The difference is that Idle and his musical collaborator John Du Prez decided to present the musical version of "Brian" in the form of an oratorio instead of musical theater. This format is actually a parody of Handel's "The Messiah" with a full orchestra, chorus and soloists performing the music.
Idle and Du Prez have staged various versions in this country, Canada and Australia before they presented the version recorded last fall at the hallowed Royal Albert Hall in London for this DVD.
In honor of the 40th anniversary of Python's founding, Terry Jones, Michael Palin and Terry Gilliam as well as Carol Cleveland and Neil Innes all make appearances with little comedy bits. Only John Cleese was missing in action.
While "Spamalot" may not be a favorite, I really enjoyed this production. The new compositions, based on the narrative and dialogue from "Brian," are quite funny, the performances are impressive and Idle's rendition of "Always Look on the Bright Side of Life" is a treat.
Plus, as an encore, Palin performs one of the best-known Python songs, "The Lumberjack Song" -- another joy.
The extras include a look at the week before the performance and how it came together as well as a number of the songs presented in sing-along form.
So whether you're a classical music fans with a sense of humor, a late-coming Python fan through "Spamalot" or a hardcore guy like me, this new production offers something for everyone.
Earlier this year the movie "Kick Ass" received a fair amount of buzz. An adaptation of an acclaimed comic book series, "Kick Ass" told the story of a young comic book fan who decided to become a superhero.
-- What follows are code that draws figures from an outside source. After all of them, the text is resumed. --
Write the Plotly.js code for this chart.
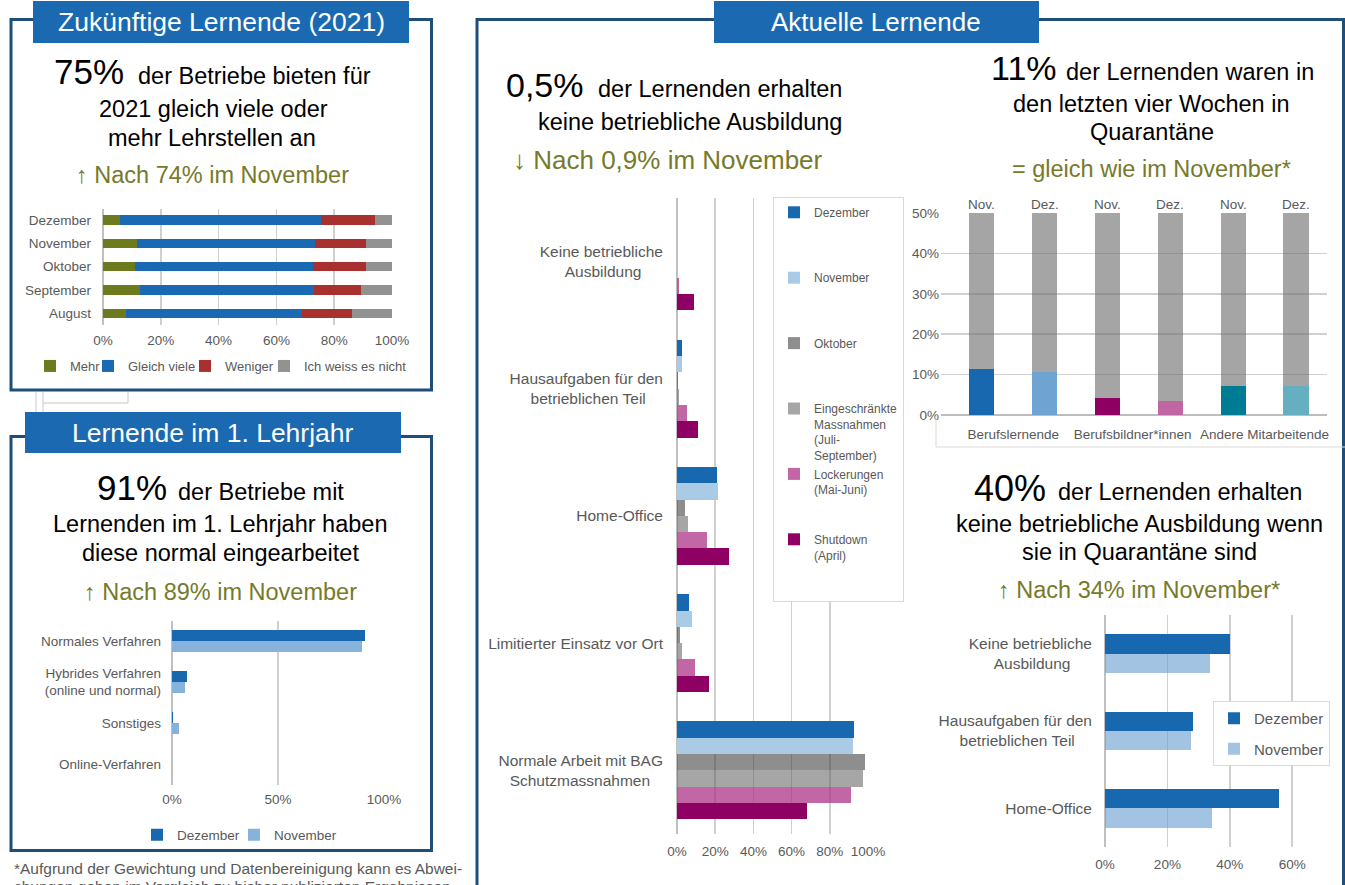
<!DOCTYPE html>
<html>
<head>
<meta charset="utf-8">
<script src="https://cdn.plot.ly/plotly-3.0.1.min.js"></script>
<style>
body { margin: 0; background: #fff; }
#chart { width: 1345px; height: 885px; }
</style>
</head>
<body>
<div id="chart"></div>
<script>
// Lehrstellen 2021
const monate = ['Dezember', 'November', 'Oktober', 'September', 'August'];
const mehr = [6, 11.9, 11, 12.9, 8.1];
const gleichViele = [69.5, 61.5, 61.7, 60, 60.9];
const weniger = [18.5, 17.7, 18.4, 16.3, 17.2];
const weissNicht = [6, 8.9, 8.9, 10.8, 13.8];

// 1. Lehrjahr
const verfahren = ['Normales Verfahren', 'Hybrides Verfahren<br>(online und normal)', 'Sonstiges', 'Online-Verfahren'];
const verfahrenDez = [90.9, 7.2, 0.5, 0];
const verfahrenNov = [89.4, 6.3, 3.5, 0];

// Aktuelle Lernende: Ausbildungssituation
const massnahmen = [
    'Keine betriebliche<br>Ausbildung&nbsp;&nbsp;&nbsp;&nbsp;&nbsp;',
    'Hausaufgaben für den<br>betrieblichen Teil&nbsp;&nbsp;&nbsp;&nbsp;',
    'Home-Office',
    'Limitierter Einsatz vor Ort',
    'Normale Arbeit mit BAG<br>Schutzmassnahmen&nbsp;&nbsp;&nbsp;'
];
const perioden = ['Dezember', 'November', 'Oktober', 'Eingeschränkte<br>Massnahmen<br>(Juli-<br>September)', 'Lockerungen<br>(Mai-Juni)', 'Shutdown<br>(April)'];
const massDez = [0, 2.6, 20.9, 6.1, 92.7];
const massNov = [0, 2.6, 21.3, 7.7, 92.2];
const massOkt = [0, 0.5, 4.0, 1.6, 98.3];
const massJuliSep = [0, 1.0, 5.6, 2.4, 97.6];
const massMaiJuni = [1.0, 5.1, 15.5, 9.4, 91.3];
const massApril = [9.1, 11.0, 27.0, 16.6, 68.3];

// Quarantäne
const gruppen = ['Berufslernende', 'Berufsbildner*innen', 'Andere Mitarbeitende'];
const quarSpalten = [0, 1, 2, 3, 4, 5];
const quarMonat = ['Nov.', 'Dez.', 'Nov.', 'Dez.', 'Nov.', 'Dez.'];
const inQuarantaene = [11.4, 10.6, 4.3, 3.5, 7.3, 7.2];
const restBis50 = [38.6, 39.4, 45.7, 46.5, 42.7, 42.8];

// Ausbildung während Quarantäne
const folgen = [
    'Keine betriebliche<br>Ausbildung&nbsp;&nbsp;&nbsp;&nbsp;&nbsp;',
    'Hausaufgaben für den<br>betrieblichen Teil&nbsp;&nbsp;&nbsp;&nbsp;',
    'Home-Office'
];
const folgenDez = [40.1, 28.2, 55.7];
const folgenNov = [33.5, 27.6, 34.3];

const W = 1345, H = 885;
const FONT = 'Liberation Sans, Arial, sans-serif';
const grau = '#595959';
const oliv = '#767A2A';
const rahmen = '#1F4E79';
const tabBlau = '#1A69B1';

function px(x) { return x / W; }
function py(y) { return 1 - y / H; }

function valueAxis(x0, x1, anchor, range, dtick, standoff) {
    return {
        domain: [px(x0), px(x1)], anchor: anchor, range: range, dtick: dtick, ticksuffix: '%',
        showgrid: true, gridcolor: '#D0D0D0', gridwidth: 1.5,
        zeroline: true, zerolinecolor: '#C0C0C0', zerolinewidth: 1.5,
        showline: false, ticks: '', ticklabelstandoff: standoff,
        tickfont: {family: FONT, size: 13.5, color: grau}
    };
}

function catAxis(y0, y1, anchor, n, size, standoff) {
    return {
        domain: [py(y1), py(y0)], anchor: anchor, type: 'category', range: [n - 0.5, -0.5],
        showgrid: false, zeroline: false, showline: false, ticks: '',
        ticklabelstandoff: standoff,
        tickfont: {family: FONT, size: size, color: grau}
    };
}

function pad4(name) {
    var s = name;
    for (var i = name.split('<br>').length; i < 4; i++) s += '<br>&nbsp;';
    return s;
}

var data = [];

// chart 1 - stacked
var serien1 = [[mehr, 'Mehr', '#6E7A1E'], [gleichViele, 'Gleich viele', '#1A6AB3'], [weniger, 'Weniger', '#A8312F'], [weissNicht, 'Ich weiss es nicht', '#929292']];
var legIds1 = ['legend', 'legend2', 'legend3', 'legend4'];
for (var i = 0; i < serien1.length; i++) {
    data.push({
        type: 'bar', orientation: 'h', y: monate, x: serien1[i][0], name: serien1[i][1],
        marker: {color: serien1[i][2]}, width: 0.4, xaxis: 'x', yaxis: 'y', legend: legIds1[i]
    });
}

// chart 2 - grouped
data.push({type: 'bar', orientation: 'h', y: verfahren, x: verfahrenDez, name: 'Dezember', base: 0, offset: -0.26, width: 0.26,
    marker: {color: '#1868B0'}, xaxis: 'x2', yaxis: 'y2', legend: 'legend5'});
data.push({type: 'bar', orientation: 'h', y: verfahren, x: verfahrenNov, name: 'November', base: 0, offset: 0, width: 0.26,
    marker: {color: '#86B2DB'}, xaxis: 'x2', yaxis: 'y2', legend: 'legend6'});

// chart 3 - six periods
var serien3 = [massDez, massNov, massOkt, massJuliSep, massMaiJuni, massApril];
var farben3 = ['#1868B0', '#A9CBE6', 'rgba(60,60,60,0.58)', 'rgba(90,90,90,0.54)', 'rgba(170,45,130,0.72)', '#8E0062'];
for (var k = 0; k < serien3.length; k++) {
    data.push({
        type: 'bar', orientation: 'h', y: massnahmen, x: serien3[k], name: pad4(perioden[k]),
        base: 0, offset: -0.385 + k * 0.128, width: 0.128,
        marker: {color: farben3[k]}, xaxis: 'x3', yaxis: 'y3', legend: 'legend7'
    });
}

// chart 4 - quarantine, stacked to 50%
data.push({type: 'bar', x: quarSpalten, y: inQuarantaene, width: 0.4, showlegend: false,
    marker: {color: ['#1868B0', '#6EA3D2', '#8E0062', '#C066A3', '#007B94', '#66AFC0']}, xaxis: 'x4', yaxis: 'y4'});
data.push({type: 'bar', x: quarSpalten, y: restBis50, width: 0.4, showlegend: false,
    marker: {color: 'rgba(110,110,110,0.62)'}, xaxis: 'x4', yaxis: 'y4'});

// chart 5 - grouped
data.push({type: 'bar', orientation: 'h', y: folgen, x: folgenDez, name: 'Dezember', base: 0, offset: -0.25, width: 0.25,
    marker: {color: '#1868B0'}, xaxis: 'x5', yaxis: 'y5', legend: 'legend8', legendgroup: 'd'});
data.push({type: 'bar', orientation: 'h', y: folgen, x: folgenNov, name: 'November', base: 0, offset: 0, width: 0.25,
    marker: {color: 'rgba(100,155,205,0.6)'}, xaxis: 'x5', yaxis: 'y5', legend: 'legend8', legendgroup: 'n'});

function smallLegend(x, y, size) {
    return {x: px(x), y: py(y), xanchor: 'left', yanchor: 'middle', bgcolor: 'rgba(0,0,0,0)',
        font: {family: FONT, size: size, color: grau}, itemwidth: 30, traceorder: 'normal'};
}

function txt(t, x, base, size, color, anchor) {
    return {text: t, xref: 'paper', yref: 'paper', x: px(x), y: py(base - 0.35 * size),
        xanchor: anchor || 'left', yanchor: 'middle', showarrow: false,
        font: {family: FONT, size: size, color: color || '#000'}};
}

function box(x0, y0, x1, y1) {
    return {type: 'rect', xref: 'paper', yref: 'paper', x0: px(x0), x1: px(x1), y0: py(y0), y1: py(y1),
        line: {color: rahmen, width: 3}};
}
function tab(x0, y0, x1, y1) {
    return {type: 'rect', xref: 'paper', yref: 'paper', x0: px(x0), x1: px(x1), y0: py(y0), y1: py(y1),
        fillcolor: tabBlau, line: {width: 0}};
}
function strich(x0, y0, x1, y1, c) {
    return {type: 'line', xref: 'paper', yref: 'paper', x0: px(x0), x1: px(x1), y0: py(y0), y1: py(y1),
        line: {color: c || '#D9D9D9', width: 1}};
}

var shapes = [
    box(11, 19.5, 431.5, 390), box(11, 436.5, 431.5, 850.5), box(477, 19.5, 1343.5, 900),
    tab(33, 1, 409, 43), tab(25, 412, 401, 453), tab(714, 1, 1039, 43),
    strich(936, 416, 936, 447), strich(936, 447, 1345, 447),
    strich(36, 392, 36, 412, '#C8C8C8'), strich(43, 392, 43, 412, '#C8C8C8'),
    strich(43, 403, 128, 403, '#C8C8C8'), strich(128, 392, 128, 403, '#C8C8C8')
];

var annotations = [
    txt('Zukünftige Lernende (2021)', 221, 31, 26.5, '#fff', 'center'),
    txt('Lernende im 1. Lehrjahr', 213, 442, 26.5, '#fff', 'center'),
    txt('Aktuelle Lernende', 876, 31, 26, '#fff', 'center'),

    txt('75%', 52, 84, 35),
    txt('der Betriebe bieten für', 136, 84, 23.5),
    txt('2021 gleich viele oder', 213, 117, 23.5, null, 'center'),
    txt('mehr Lehrstellen an', 212, 146, 23.5, null, 'center'),
    txt('↑ Nach 74% im November', 212, 183, 23.5, oliv, 'center'),

    txt('91%', 95, 500, 35),
    txt('der Betriebe mit', 176, 500, 23.5),
    txt('Lernenden im 1. Lehrjahr haben', 220, 532, 23.5, null, 'center'),
    txt('diese normal eingearbeitet', 220, 561, 23.5, null, 'center'),
    txt('↑ Nach 89% im November', 220, 600, 23.5, oliv, 'center'),

    txt('0,5%', 504, 97, 34),
    txt('der Lernenden erhalten', 596, 97, 23.5),
    txt('keine betriebliche Ausbildung', 844, 130, 23.5, null, 'right'),
    txt('↓ Nach 0,9% im November', 511, 169, 26, oliv),

    txt('11%', 989, 80, 34),
    txt('der Lernenden waren in', 1064, 80, 23.5),
    txt('den letzten vier Wochen in', 1151, 112, 23.5, null, 'center'),
    txt('Quarantäne', 1152, 140, 23.5, null, 'center'),
    txt('= gleich wie im November*', 1151, 177, 23.5, oliv, 'center'),

    txt('40%', 972, 501, 36),
    txt('der Lernenden erhalten', 1056, 500, 23.5),
    txt('keine betriebliche Ausbildung wenn', 1139, 532, 23.5, null, 'center'),
    txt('sie in Quarantäne sind', 1139, 560, 23.5, null, 'center'),
    txt('↑ Nach 34% im November*', 1139, 598, 23.5, oliv, 'center'),

    txt('*Aufgrund der Gewichtung und Datenbereinigung kann es Abwei-', 12, 874, 15.5, grau),
    txt('chungen geben im Vergleich zu bisher publizierten Ergebnissen.', 12, 892, 15.5, grau)
];

// Nov./Dez. labels above the quarantine bars
for (var q = 0; q < quarSpalten.length; q++) {
    annotations.push({text: quarMonat[q], xref: 'x4', yref: 'paper', x: quarSpalten[q], y: py(205),
        xanchor: 'center', yanchor: 'middle', showarrow: false,
        font: {family: FONT, size: 13.5, color: grau}});
}

var layout = {
    width: W, height: H,
    margin: {l: 0, r: 0, t: 0, b: 0},
    paper_bgcolor: '#fff', plot_bgcolor: 'rgba(0,0,0,0)',
    barmode: 'stack',
    font: {family: FONT, color: grau},
    showlegend: true,

    xaxis: valueAxis(103, 392, 'y', [0, 100], 20, 5),
    yaxis: catAxis(208.5, 325, 'x', monate.length, 13.5, 11),

    xaxis2: valueAxis(172, 384, 'y2', [0, 100], 50, 5),
    yaxis2: catAxis(620.5, 784.5, 'x2', verfahren.length, 13.5, 10),

    xaxis3: valueAxis(677, 868, 'y3', [0, 100], 20, 7),
    yaxis3: catAxis(198, 834, 'x3', massnahmen.length, 15.5, 13),

    xaxis4: {domain: [px(941), px(1327.4)], anchor: 'y4', range: [-0.65, 5.5],
        tickvals: [0.5, 2.4, 4.5], ticktext: gruppen, showgrid: false, zeroline: false, showline: false,
        ticks: '', ticklabelstandoff: 9, tickfont: {family: FONT, size: 13.5, color: grau}},
    yaxis4: {domain: [py(415), py(213)], anchor: 'x4', range: [0, 50], dtick: 10, ticksuffix: '%',
        showgrid: true, gridcolor: '#D0D0D0', gridwidth: 1.5, zeroline: true, zerolinecolor: '#BDBDBD', zerolinewidth: 2,
        showline: false, ticks: '', ticklabelstandoff: 1, tickfont: {family: FONT, size: 13.5, color: grau}},

    xaxis5: valueAxis(1105, 1326.5, 'y5', [0, 71], 20, 7),
    yaxis5: catAxis(615, 847, 'x5', folgen.length, 15.5, 12),

    legend: smallLegend(30, 366, 13),
    legend2: smallLegend(88, 366, 13),
    legend3: smallLegend(185, 366, 13),
    legend4: smallLegend(264, 366, 13),
    legend5: smallLegend(137, 835, 13.5),
    legend6: smallLegend(234, 835, 13.5),
    legend7: {x: px(773), y: py(197), xanchor: 'left', yanchor: 'top', valign: 'top', traceorder: 'normal',
        bgcolor: '#fff', bordercolor: '#D9D9D9', borderwidth: 1, itemwidth: 30,
        font: {family: FONT, size: 12, color: grau}},
    legend8: {x: px(1330), y: py(701), xanchor: 'right', yanchor: 'top', traceorder: 'grouped', tracegroupgap: 8,
        bgcolor: '#fff', bordercolor: '#D9D9D9', borderwidth: 1, itemwidth: 30,
        font: {family: FONT, size: 15, color: grau}},

    shapes: shapes,
    annotations: annotations
};

Plotly.newPlot('chart', data, layout, {displayModeBar: false, staticPlot: true});
</script>
</body>
</html>
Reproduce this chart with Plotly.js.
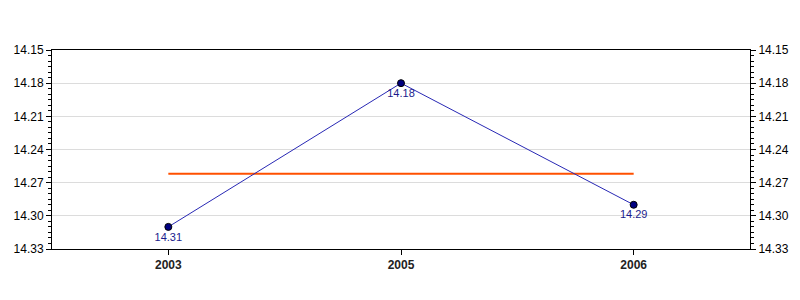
<!DOCTYPE html>
<html>
<head>
<meta charset="utf-8">
<script src="https://cdn.plot.ly/plotly-3.0.1.min.js"></script>
<style>html,body{margin:0;padding:0;background:#fff;}#chart{width:800px;height:300px;}</style>
</head>
<body>
<div id="chart"></div>
<script>
const years = ['2003', '2005', '2006'];
const values = [14.31, 14.18, 14.29];
const valueLabels = ['14.31', '14.18', '14.29'];
const averageValue = 14.262;
const yTickVals = [14.15, 14.18, 14.21, 14.24, 14.27, 14.30, 14.33];
const yTickText = ['14.15', '14.18', '14.21', '14.24', '14.27', '14.30', '14.33'];
const yRange = [14.33, 14.15];

const avgLine = {
  x: years, y: years.map(() => averageValue), type: 'scatter', mode: 'lines',
  line: {color: '#ff5000', width: 2}, hoverinfo: 'skip', showlegend: false
};
const series = {
  x: years, y: values, type: 'scatter', mode: 'lines+markers+text',
  text: valueLabels, textposition: 'bottom center',
  textfont: {family: 'Liberation Sans, Arial, sans-serif', size: 11, color: '#1a1a8c'},
  line: {color: '#2828b4', width: 1},
  marker: {color: '#000080', size: 7, line: {color: '#000000', width: 1}},
  showlegend: false
};
const ghost = {
  x: years, y: values, yaxis: 'y2', type: 'scatter', mode: 'markers',
  marker: {opacity: 0}, hoverinfo: 'skip', showlegend: false
};

const yCommon = {
  range: yRange, autorange: false,
  tickmode: 'array', tickvals: yTickVals, ticktext: yTickText,
  ticks: 'outside', ticklen: 5, tickcolor: '#000', tickwidth: 1,
  minor: {dtick: 0.005, ticks: 'outside', ticklen: 3, tickcolor: '#000', showgrid: false},
  showline: true, linecolor: '#000', linewidth: 1,
  tickfont: {family: 'Liberation Sans, Arial, sans-serif', size: 12, color: '#000'},
  zeroline: false
};

const layout = {
  width: 800, height: 300,
  margin: {l: 52, r: 50, t: 50, b: 51},
  paper_bgcolor: '#fff', plot_bgcolor: '#fff',
  xaxis: {
    type: 'category', range: [-0.5, 2.5], autorange: false,
    ticks: 'outside', ticklen: 5, tickcolor: '#000',
    showline: true, linecolor: '#000', linewidth: 1, mirror: true,
    showgrid: false, zeroline: false,
    tickfont: {family: 'Liberation Sans, Arial, sans-serif', size: 12, color: '#222', weight: 'bold'}
  },
  yaxis: Object.assign({}, yCommon, {showgrid: true, gridcolor: '#dcdcdc', gridwidth: 1}),
  yaxis2: Object.assign({}, yCommon, {overlaying: 'y', side: 'right', showgrid: false}),
  showlegend: false
};

Plotly.newPlot('chart', [avgLine, series, ghost], layout, {staticPlot: true, displayModeBar: false});
</script>
</body>
</html>
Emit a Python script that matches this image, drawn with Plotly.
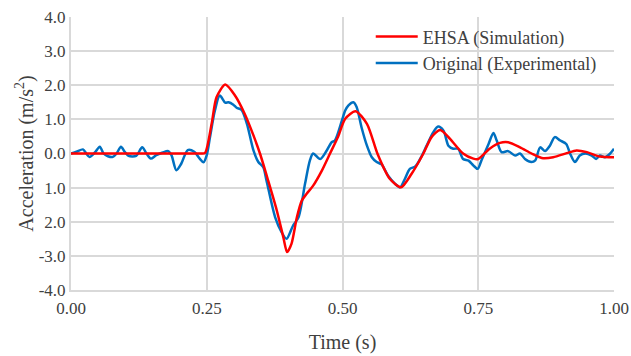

The comic book's appeal was its connection to reality -- a moderately athletic kid with a couple of bats for weapons makes a lousy superhero. The filmed version was somewhat notorious for its depiction of violence, especially from a potty-mouthed 11-year-old girl.
The "Kick Ass" movie was loud and fast-moving but was ultimately cinematic popcorn. "Defendor" plows the same ground, but is not so disposable. The two new films make for an interesting set of bookends on the same subject.
Arthur Poppington, played by Woody Harrelson, is a mentally and emotionally challenged guy who yearns to avenge the death of his mother, who deserted him when he was a child.
He lives out his dream by donning a homemade costume and patrolling the streets of his city as "Defendor." Armed with a trench club, marbles and jars of live wasps, Defendor records his actions with a camera and VCR rig he wears.
In his delusions, he searches for "Captain of Industry," the crime boss he believes is behind his mother's death.
When he interrupts an illicit act by a corrupt undercover cop, he sets in motion a series of events that test his resolve as well as the patience of the city public works foreman that has befriended him.
Although there are some throwaway comic moments in the film, Harrelson delivers a complex and moving performance as a man who, if he had received the proper help as a child, wouldn't find himself in such a situation.
A cast including the very underrated Elias Koteas as the crooked cop and Kat Dennings as the young prostitute he eventually saves provides able support.
First time director and writer Peter Stebbings certainly impressed me with this sure-handed movie. Unlike "Kick Ass," this is a very involving human drama.